Le lien existant entre le dérèglement climatique et les risques d’atteintes graves pour les droits de l’homme et l’environnement doit donc être démontré devant le juge français afin de remédier à l’absence de texte ou de jurisprudence à la fois sur la norme de référence fixant l’objectif à atteindre et sur le standard extérieur de prudence à prendre en compte pour évaluer le degré de vigilance des opérateurs économiques face aux risques climatiques.
Ce lien entre le dérèglement climatique et les risques d’atteintes graves sur les droits humains et l’environnement est mis en évidence par de multiples instances scientifiques et internationales et justifie de mobiliser la loi sur le devoir de vigilance pour construire un devoir de vigilance climatique opposable aux opérateurs économiques.

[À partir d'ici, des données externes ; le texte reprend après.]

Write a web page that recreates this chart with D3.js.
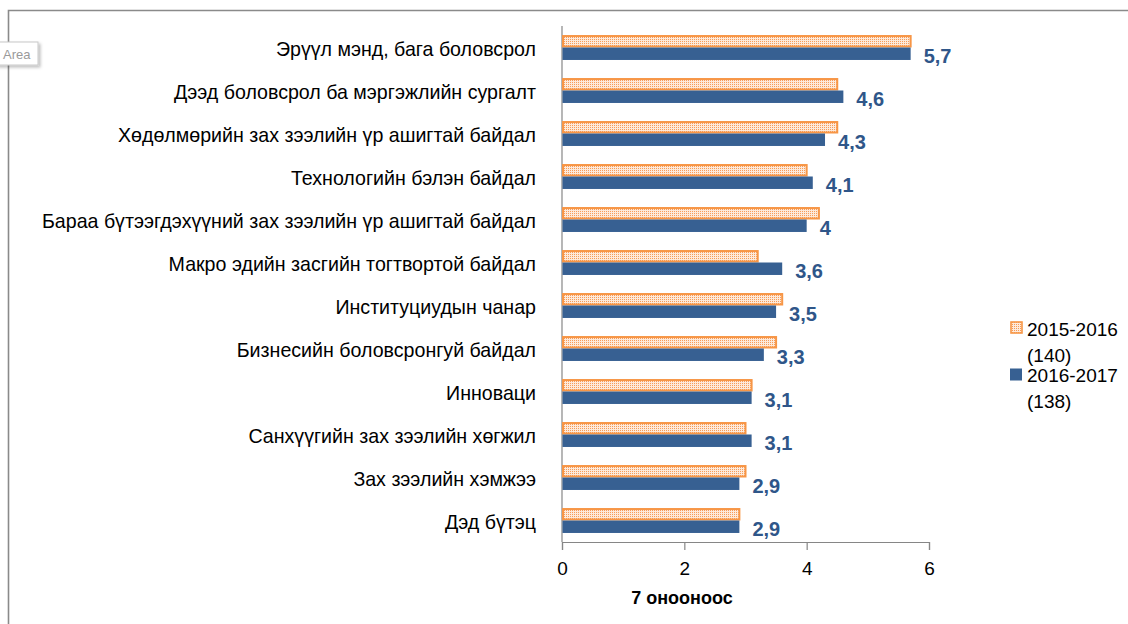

Comme l’énonce le professeur François-Guy TRÉBULLE :
« il semble difficilement contestable désormais que le climat se rapporte aux droits humains et à l’environnement or la loi prévoit que le plan doit prévoir “des actions adaptées d’atténuation des risques ou de prévention des atteintes graves”, ce qui implique des actions positives […] et l’absence d’action positive semble bien pouvoir être analysée comme fautive »
Preuve de la reconnaissance du lien entre le dérèglement climatique et les risques d’atteintes aux droits de l’homme et à l’environnement, beaucoup d’entreprises font aujourd’hui figurer les risques climatiques au sein de leur plan de vigilance. Bien que l’identification de ces risques et les mesures proposées soient largement insuffisantes, il semble que la question de l’intégration de ces risques au sein du devoir de vigilance ne soit plus contestée.
- de l’accord international de référence ratifié par une grande majorité d’États qu’est l’Accord de Paris ; l’alignement des portefeuilles et l’adoption de trajectoire de réduction des émissions de GES conformes à l’Accord de Paris sont des références universellement utilisées aussi par bien par les scientifiques, les juristes que par les industriels et les financiers.
- des rapports du Groupe d’experts intergouvernemental sur l’évolution du climat (ci-après GIEC) et du panel des Nations Unies sur le climat (PNUE) ;
- des recommandations des institutions internationales alertant sur la nécessité de réduire voire de stopper l’expansion fossile pour s’aligner sur l’Accord de Paris, à l’instar de celles de l’Agence internationale de l’énergie (ci-après AIE) et de l’ONU Environnement ;
- des Principes directeurs de l’ONU sur les entreprises et les droits humains et des principes directeurs de l’OCDE à l’intention des entreprises multinationales ainsi que les guides spécifiques explicitant l’application desdits principes pour les acteurs bancaires et financiers.
Dans un récent arrêt rendu par la Cour d’appel de Versailles dans l’affaire Total Climat rejetant l’exception d’incompétence soulevée par Total, les juges ont fondé la compétence du tribunal judiciaire sur la qualification de préjudice écologique retenue par les demandeurs s’agissant des risques climatiques. A la faveur d’une question procédurale, il s’agit de la première reconnaissance par le juge judiciaire français que les risques climatiques constituent per se un préjudice écologique.